In the 21 months multiroaster café Clarity Coffee has been open in Oklahoma City, beans from roughly 30 different high-quality roasters from throughout the United States have passed through the shop’s hoppers, cultivating the local palate for deftly roasted specialty coffee.
The equipment inside the 1,333-square-foot shop is also of optimal quality, with a Victoria Arduino Gravimetric Black Eagle paired with a Mahlkonig K30 Twin grinder for espresso, along with an EK43 grinder for Chemex brews under Modbar pourover dispensers.
Clearly, the bar has been set high. Yet co-owners and spouses Chelsea and Steve Willingham have nevertheless taken the roasting flame into their own hands, launching KLLR Coffee this past May, with a standalone roastery not far from the shop.
Specifically, KLLR is run by Steve Willingham and sole employee Hannah Layton, with partners Hobbs Halbert and Michael Halbert counting figurative beans in the background. “They’re the numbers guys, so Hannah and I focus 100 percent on coffee,” Willingham told Daily Coffee News.
The coffee beans have been sourced mostly thus far through Coffee Shrub, with other offerings coming from Cafe Imports, Onyx Coffee, Keffa, before moving on to a 12-kilo-capacity machine made by US Roaster Corp, another local company of positive national repute.
“These dudes make world-class roasters literally four blocks from Clarity,” said Willingham. “It was a no-brainer to work with our neighbors on this.”
Willingham finds comfort and support not only in the mechanical ingenuity of his OKC neighbors, but in the friendship and fellowship of coffee people throughout the young, burgeoning scene.
“The coffee professionals in OKC are always friends,” said Willingham. “There aren’t any weird beefs or competition.
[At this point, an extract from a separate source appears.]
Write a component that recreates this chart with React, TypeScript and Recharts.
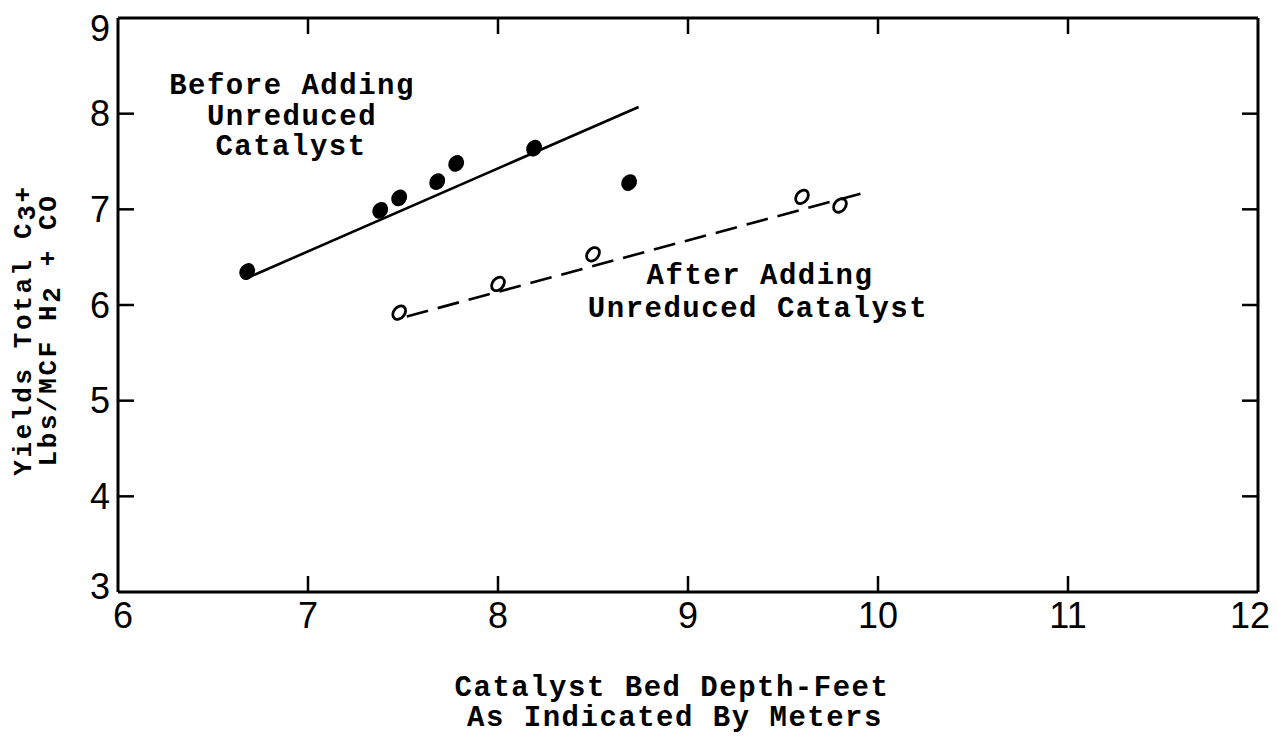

We all go to each other for advice and to help each other improve.”
Situated in what was originally a Phillips 66 gas station dating back almost a century, KLLR is open to the possibility of its own branded retail eventually, although not likely in the roastery, which would require extensive renovations to the vintage structure.
“The ones [The Phillips 66 Company] built along Route 66, which is where the roastery is, had so much charm to them. This space has changed hands a lot over the last 10 years, so we’re hoping to give it some stability by being there long term,” Willingham said. “It’s pretty cool to be able to keep this historic building alive, giving it a new purpose.”